## START Information shown

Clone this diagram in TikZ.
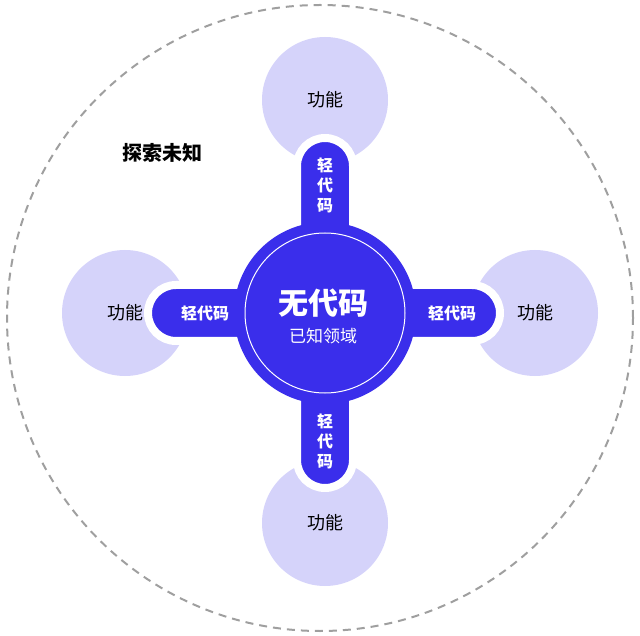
\documentclass[tikz,border=0pt]{standalone}
\usepackage{fontspec}
\setmainfont{Noto Sans CJK SC}
\usepackage{tikz}
\usetikzlibrary{positioning}
\definecolor{lcblue}{HTML}{3A2EEB}
\definecolor{lcpurple}{HTML}{D5D3FA}
\tikzset{%
  feature/.style = {circle, fill=lcpurple, minimum size=126pt, inner sep=0pt, font=\fontsize{18}{18}\selectfont},
  armv/.style = {rectangle, fill=lcblue, draw=white, line width=8pt, rounded corners=28pt, minimum width=56pt, minimum height=175pt},
  armh/.style = {rectangle, fill=lcblue, draw=white, line width=8pt, rounded corners=28pt, minimum height=56pt, minimum width=175pt},
  armtext/.style = {text=white, font=\bfseries\fontsize{16}{20}\selectfont, align=center}
}
\begin{document}
\begin{tikzpicture}[x=1pt, y=-1pt]
  \useasboundingbox (0,0) rectangle (640,636);

  % outer dashed boundary
  \node (explore-area) [circle, draw=gray!75, dash pattern=on 8pt off 6pt, line width=2pt, minimum size=626pt] at (320,318) {};
  \node (explore) at (162,153) {\bfseries\fontsize{20}{20}\selectfont 探索未知};

  % feature circles
  \node (feat-top) [feature] at (325,100) {功能};
  \node (feat-left) [feature] at (125,313) {功能};
  \node (feat-right) [feature] at (535,313) {功能};
  \node (feat-bottom) [feature] at (325,523) {功能};

  % low-code arms
  \node (arm-top) [armv] at (325,225.5) {};
  \node (arm-bottom) [armv] at (325,400.5) {};
  \node (arm-left) [armh] at (235.5,313) {};
  \node (arm-right) [armh] at (412.5,313) {};

  % no-code core
  \node (core) [circle, fill=lcblue, minimum size=182pt] at (325,313) {};
  \node (core-ring) [circle, draw=white, line width=1pt, minimum size=160pt] at (core) {};
  \node (core-title) [text=white, font=\bfseries\fontsize{30}{30}\selectfont] at (323,303) {无代码};
  \node (core-sub) [text=white, font=\fontsize{17}{17}\selectfont, below=4pt of core-title] {已知领域};

  \node (lc-top) [armtext] at (325,185) {轻\\代\\码};
  \node (lc-bottom) [armtext] at (325,441) {轻\\代\\码};
  \node (lc-left) [armtext] at (205,313) {轻代码};
  \node (lc-right) [armtext] at (452,313) {轻代码};
\end{tikzpicture}
\end{document}
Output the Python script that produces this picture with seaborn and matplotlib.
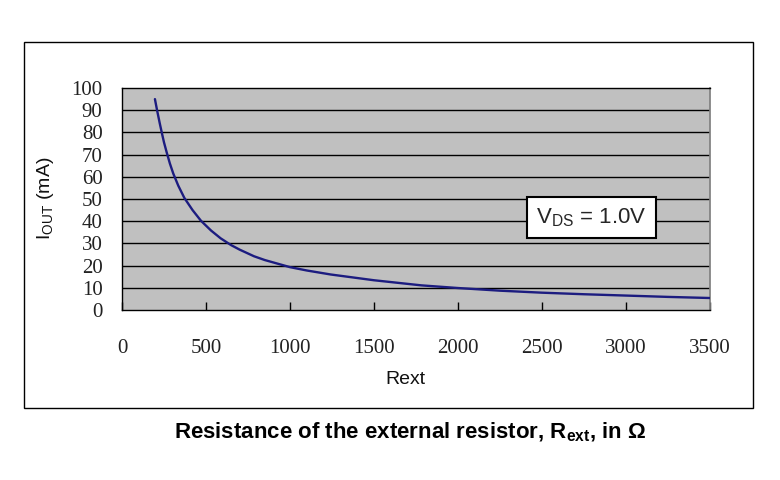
import pandas as pd
import numpy as np
import seaborn as sns
import matplotlib.pyplot as plt
from matplotlib.patches import Rectangle

# values
rext = [196, 210, 225, 238, 250, 266, 285, 305, 335, 371, 420, 470, 530, 587,
        650, 700, 786, 850, 1000, 1100, 1242, 1500, 1782, 2000, 2250, 2500,
        2750, 3000, 3250, 3500]
iout = [95, 89.5, 84, 79.5, 75.5, 71, 66, 61.5, 56, 50.5, 45, 40.2, 35.8, 32.3,
        29.2, 27.2, 24.2, 22.5, 19.3, 17.8, 16, 13.4, 11.1, 9.9, 8.7, 7.8,
        7.1, 6.5, 5.9, 5.4]
x_ticks = [0, 500, 1000, 1500, 2000, 2500, 3000, 3500]
y_ticks = [0, 10, 20, 30, 40, 50, 60, 70, 80, 90, 100]

sns.set_theme(style='white')
plt.rcParams['font.family'] = ['Liberation Sans', 'DejaVu Sans']
plt.rcParams['mathtext.fontset'] = 'custom'
plt.rcParams['mathtext.rm'] = 'Liberation Sans'
plt.rcParams['mathtext.bf'] = 'Liberation Sans:bold'

df = pd.DataFrame({'Rext': rext, 'Iout': iout})

fig = plt.figure(figsize=(7.8, 4.8), dpi=100)
# outer frame
fig.patches.append(Rectangle((24 / 780, 1 - 408 / 480), (753 - 24) / 780, (408 - 42) / 480,
                             transform=fig.transFigure, fill=False, edgecolor='black', lw=1))

ax = fig.add_axes([122 / 780, 1 - 310 / 480, 588 / 780, 222 / 480])
ax.set_facecolor('#c0c0c0')
for y in y_ticks[1:-1]:
    ax.axhline(y, color='black', lw=1, zorder=1)

sns.lineplot(data=df, x='Rext', y='Iout', ax=ax, color='#1c1c80', lw=1.7, zorder=3)

ax.set_xlim(0, 3500)
ax.set_ylim(0, 100)
ax.set_xticks(x_ticks)
ax.set_yticks(y_ticks)
for lab in ax.get_xticklabels() + ax.get_yticklabels():
    lab.set_family('Liberation Serif')
    lab.set_fontsize(15)
    lab.set_color('#222222')
ax.tick_params(axis='x', direction='in', length=6, width=1, color='black', pad=21, bottom=True)
ax.tick_params(axis='y', length=0, pad=14)

for side in ['left', 'bottom', 'top']:
    ax.spines[side].set_color('black')
    ax.spines[side].set_linewidth(1)
ax.spines['right'].set_color('#808080')

ax.set_xlabel('Rext', fontsize=14, color='#111111')
ax.xaxis.set_label_coords((405 - 122) / 588, (310 - 379) / 222)
ax.xaxis.label.set_va('center')
ax.set_ylabel(r'$\mathrm{I_{OUT}}$ (mA)', fontsize=14, color='#111111')
ax.yaxis.set_label_coords((45 - 122) / 588, (310 - 198) / 222)
ax.yaxis.label.set_va('center')

ax.text(2795, 41.6, r'$\mathrm{V_{DS}}$ = 1.0V', fontsize=16, ha='center', va='center', zorder=4,
        bbox=dict(boxstyle='square,pad=0.42', facecolor='white', edgecolor='black', lw=1.5))

fig.text(410 / 780, 1 - 432 / 480, r'Resistance of the external resistor, $\mathbf{R_{ext}}$, in Ω',
         fontsize=16, fontweight='bold', ha='center', va='center', color='black')

plt.savefig('out.png', dpi=100)
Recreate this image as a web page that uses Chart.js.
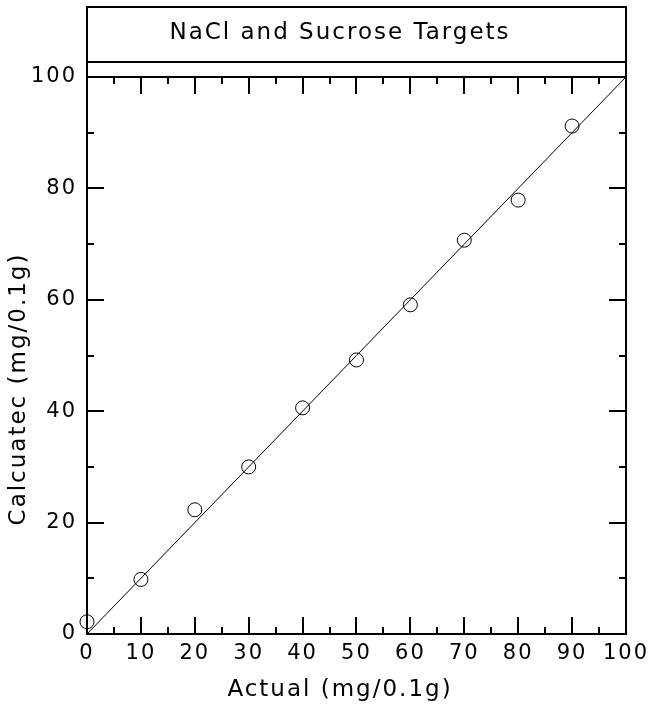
<!DOCTYPE html>
<html>
<head>
<meta charset="utf-8">
<script src="https://cdn.jsdelivr.net/npm/chart.js@4"></script>
<style>
html,body{margin:0;padding:0;background:#fff;}
#wrap{width:653px;height:707px;}
</style>
</head>
<body>
<div id="wrap"><canvas id="c" width="653" height="707"></canvas></div>
<script>
const chartTitle = "NaCl and Sucrose Targets";
const xTitle = "Actual (mg/0.1g)";
const yTitle = "Calcuatec (mg/0.1g)";
const actual = [0, 10, 20, 30, 40, 50, 60, 70, 80, 90];
const calculated = [2.2, 9.8, 22.3, 30.0, 40.6, 49.2, 59.1, 70.7, 77.9, 91.2];
const refLineX = [0, 100];
const refLineY = [0, 100];
const xTicks = [0, 10, 20, 30, 40, 50, 60, 70, 80, 90, 100];
const yTicks = [0, 20, 40, 60, 80, 100];

const FONT = "'DejaVu Sans', sans-serif";

const framePlugin = {
  id: 'frame',
  beforeDraw(chart) {
    chart.ctx.letterSpacing = '2px';
  },
  afterDraw(chart) {
    const ctx = chart.ctx;
    const xs = chart.scales.x, ys = chart.scales.y;
    const L = Math.round(xs.getPixelForValue(0)), R = Math.round(xs.getPixelForValue(100));
    const T = Math.round(ys.getPixelForValue(100)), B = Math.round(ys.getPixelForValue(0));
    ctx.save();
    ctx.strokeStyle = '#000';
    ctx.lineWidth = 2;
    ctx.beginPath();
    ctx.moveTo(L, 7); ctx.lineTo(L, B);
    ctx.moveTo(R, 7); ctx.lineTo(R, B);
    ctx.moveTo(L - 1, 7); ctx.lineTo(R + 1, 7);
    ctx.moveTo(L, 62); ctx.lineTo(R, 62);
    ctx.moveTo(L, T); ctx.lineTo(R, T);
    ctx.moveTo(L - 1, B); ctx.lineTo(R + 1, B);
    for (let v = 5; v < 100; v += 5) {
      const p = Math.round(xs.getPixelForValue(v));
      const len = (v % 10 === 0) ? 17 : 7;
      ctx.moveTo(p, B); ctx.lineTo(p, B - len);
      ctx.moveTo(p, T); ctx.lineTo(p, T + len);
    }
    for (let v = 10; v < 100; v += 10) {
      const p = Math.round(ys.getPixelForValue(v));
      const len = (v % 20 === 0) ? 17 : 7;
      ctx.moveTo(L, p); ctx.lineTo(L + len, p);
      ctx.moveTo(R, p); ctx.lineTo(R - len, p);
    }
    ctx.stroke();
    ctx.fillStyle = '#000';
    ctx.font = "23px " + FONT;
    ctx.letterSpacing = '2px';
    ctx.textAlign = 'center';
    ctx.textBaseline = 'middle';
    ctx.fillText(chartTitle, 340, 33);
    ctx.fillText(xTitle, 340, 690);
    ctx.translate(19, 389);
    ctx.rotate(-Math.PI / 2);
    ctx.fillText(yTitle, 0, 0);
    ctx.restore();
  }
};

new Chart(document.getElementById('c'), {
  type: 'scatter',
  data: {
    datasets: [
      {
        type: 'line',
        data: refLineX.map((x, i) => ({ x: x, y: refLineY[i] })),
        borderColor: '#000',
        borderWidth: 1,
        pointRadius: 0,
        fill: false,
        clip: false
      },
      {
        data: actual.map((x, i) => ({ x: x, y: calculated[i] })),
        pointStyle: 'circle',
        pointRadius: 7,
        borderColor: '#000',
        backgroundColor: 'rgba(0,0,0,0)',
        borderWidth: 1,
        clip: false
      }
    ]
  },
  options: {
    responsive: false,
    animation: false,
    layout: { padding: { top: 77, right: 27, left: 0, bottom: 0 } },
    plugins: { legend: { display: false }, tooltip: { enabled: false }, title: { display: false } },
    scales: {
      x: {
        type: 'linear', min: 0, max: 100,
        afterFit(s) { s.height = 73; },
        afterBuildTicks(s) { s.ticks = xTicks.map(v => ({ value: v })); },
        grid: { display: false, drawTicks: false },
        border: { display: false },
        ticks: { color: '#000', font: { family: FONT, size: 21 }, padding: 7, maxRotation: 0, autoSkip: false }
      },
      y: {
        type: 'linear', min: 0, max: 100,
        afterFit(s) { s.width = 87; },
        afterBuildTicks(s) { s.ticks = yTicks.map(v => ({ value: v })); },
        grid: { display: false, drawTicks: false },
        border: { display: false },
        ticks: { color: '#000', font: { family: FONT, size: 21 }, padding: 10 }
      }
    }
  },
  plugins: [framePlugin]
});
</script>
</body>
</html>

## END Information shown

▶ [Exercise aim]: Repeat, exactly and in full, each line from the start of the data to the line that contains "(explore) at (162,153)". Pictures do not go in.

▶ [The completed task]:
Clone this diagram in TikZ.
\documentclass[tikz,border=0pt]{standalone}
\usepackage{fontspec}
\setmainfont{Noto Sans CJK SC}
\usepackage{tikz}
\usetikzlibrary{positioning}
\definecolor{lcblue}{HTML}{3A2EEB}
\definecolor{lcpurple}{HTML}{D5D3FA}
\tikzset{%
  feature/.style = {circle, fill=lcpurple, minimum size=126pt, inner sep=0pt, font=\fontsize{18}{18}\selectfont},
  armv/.style = {rectangle, fill=lcblue, draw=white, line width=8pt, rounded corners=28pt, minimum width=56pt, minimum height=175pt},
  armh/.style = {rectangle, fill=lcblue, draw=white, line width=8pt, rounded corners=28pt, minimum height=56pt, minimum width=175pt},
  armtext/.style = {text=white, font=\bfseries\fontsize{16}{20}\selectfont, align=center}
}
\begin{document}
\begin{tikzpicture}[x=1pt, y=-1pt]
  \useasboundingbox (0,0) rectangle (640,636);

  % outer dashed boundary
  \node (explore-area) [circle, draw=gray!75, dash pattern=on 8pt off 6pt, line width=2pt, minimum size=626pt] at (320,318) {};
  \node (explore) at (162,153) {\bfseries\fontsize{20}{20}\selectfont 探索未知};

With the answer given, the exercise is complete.